__Short task__. Print, word for word, every line from the beginning of the listing up to and including the line with "W, H = 792, 393". Pictures are to be excluded.

BEGIN Data

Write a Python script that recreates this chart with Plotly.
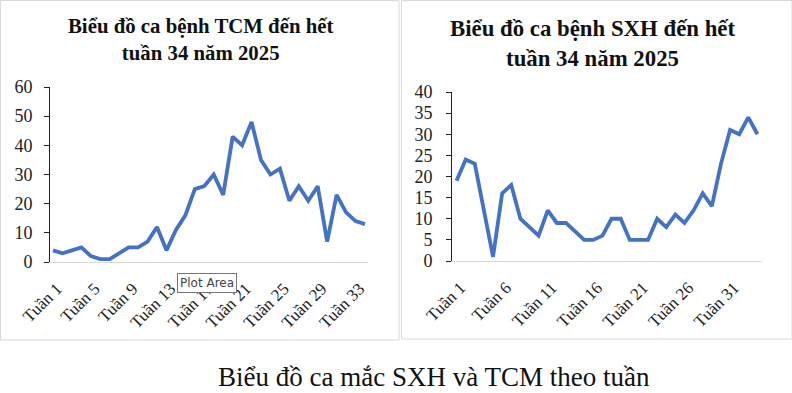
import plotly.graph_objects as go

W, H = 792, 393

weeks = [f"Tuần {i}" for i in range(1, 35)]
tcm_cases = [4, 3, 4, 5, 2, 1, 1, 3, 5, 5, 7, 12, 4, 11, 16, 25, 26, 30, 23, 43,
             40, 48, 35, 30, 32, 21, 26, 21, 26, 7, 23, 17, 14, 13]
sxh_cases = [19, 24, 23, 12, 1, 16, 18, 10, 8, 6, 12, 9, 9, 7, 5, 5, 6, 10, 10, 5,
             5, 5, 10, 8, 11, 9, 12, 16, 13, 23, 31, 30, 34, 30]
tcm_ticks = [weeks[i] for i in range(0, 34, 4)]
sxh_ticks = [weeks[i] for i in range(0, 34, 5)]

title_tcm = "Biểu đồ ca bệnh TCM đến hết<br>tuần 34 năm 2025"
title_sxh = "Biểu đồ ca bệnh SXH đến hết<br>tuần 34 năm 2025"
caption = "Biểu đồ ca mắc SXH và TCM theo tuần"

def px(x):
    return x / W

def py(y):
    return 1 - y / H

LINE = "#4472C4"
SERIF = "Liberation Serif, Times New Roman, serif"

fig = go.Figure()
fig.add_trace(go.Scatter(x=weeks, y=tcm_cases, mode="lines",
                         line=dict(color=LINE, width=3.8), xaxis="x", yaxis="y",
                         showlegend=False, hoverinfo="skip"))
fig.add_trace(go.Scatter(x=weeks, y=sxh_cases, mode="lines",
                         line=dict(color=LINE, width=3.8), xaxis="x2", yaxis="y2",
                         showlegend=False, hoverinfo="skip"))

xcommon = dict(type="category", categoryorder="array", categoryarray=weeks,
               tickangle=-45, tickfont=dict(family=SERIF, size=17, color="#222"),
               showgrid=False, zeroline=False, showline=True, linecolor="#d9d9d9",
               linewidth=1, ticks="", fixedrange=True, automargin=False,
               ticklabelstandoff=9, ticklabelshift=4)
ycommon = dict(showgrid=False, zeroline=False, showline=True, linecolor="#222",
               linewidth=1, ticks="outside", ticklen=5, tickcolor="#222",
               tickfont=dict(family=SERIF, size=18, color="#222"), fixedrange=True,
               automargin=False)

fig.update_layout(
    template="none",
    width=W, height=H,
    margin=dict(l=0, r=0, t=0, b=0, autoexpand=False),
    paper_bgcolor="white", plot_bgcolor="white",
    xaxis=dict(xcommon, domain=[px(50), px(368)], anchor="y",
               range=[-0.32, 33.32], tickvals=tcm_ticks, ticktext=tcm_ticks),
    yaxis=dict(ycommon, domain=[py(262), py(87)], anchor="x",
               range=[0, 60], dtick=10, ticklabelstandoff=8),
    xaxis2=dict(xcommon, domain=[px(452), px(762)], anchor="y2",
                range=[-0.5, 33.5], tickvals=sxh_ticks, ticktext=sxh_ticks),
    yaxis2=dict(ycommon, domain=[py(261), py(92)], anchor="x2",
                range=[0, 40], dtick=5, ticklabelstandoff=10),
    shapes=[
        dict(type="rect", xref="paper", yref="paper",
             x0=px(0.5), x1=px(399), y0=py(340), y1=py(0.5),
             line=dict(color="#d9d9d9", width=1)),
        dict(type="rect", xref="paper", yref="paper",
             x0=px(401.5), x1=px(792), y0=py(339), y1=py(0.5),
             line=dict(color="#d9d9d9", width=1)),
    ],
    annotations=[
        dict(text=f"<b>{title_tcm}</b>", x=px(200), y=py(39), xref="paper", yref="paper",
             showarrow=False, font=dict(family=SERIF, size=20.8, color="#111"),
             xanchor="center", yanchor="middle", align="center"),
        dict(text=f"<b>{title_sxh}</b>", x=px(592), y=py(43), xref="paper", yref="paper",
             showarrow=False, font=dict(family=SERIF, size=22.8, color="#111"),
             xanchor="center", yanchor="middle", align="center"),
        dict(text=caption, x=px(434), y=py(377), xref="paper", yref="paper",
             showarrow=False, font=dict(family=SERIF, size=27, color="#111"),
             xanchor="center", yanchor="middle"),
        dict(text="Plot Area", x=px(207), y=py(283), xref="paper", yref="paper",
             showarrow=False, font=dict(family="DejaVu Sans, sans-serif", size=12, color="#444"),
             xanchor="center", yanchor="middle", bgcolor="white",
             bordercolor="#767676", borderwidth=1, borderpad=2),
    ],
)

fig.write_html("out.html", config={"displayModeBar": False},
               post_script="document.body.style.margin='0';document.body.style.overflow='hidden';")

END Data

__Reply__.
Write a Python script that recreates this chart with Plotly.
import plotly.graph_objects as go

W, H = 792, 393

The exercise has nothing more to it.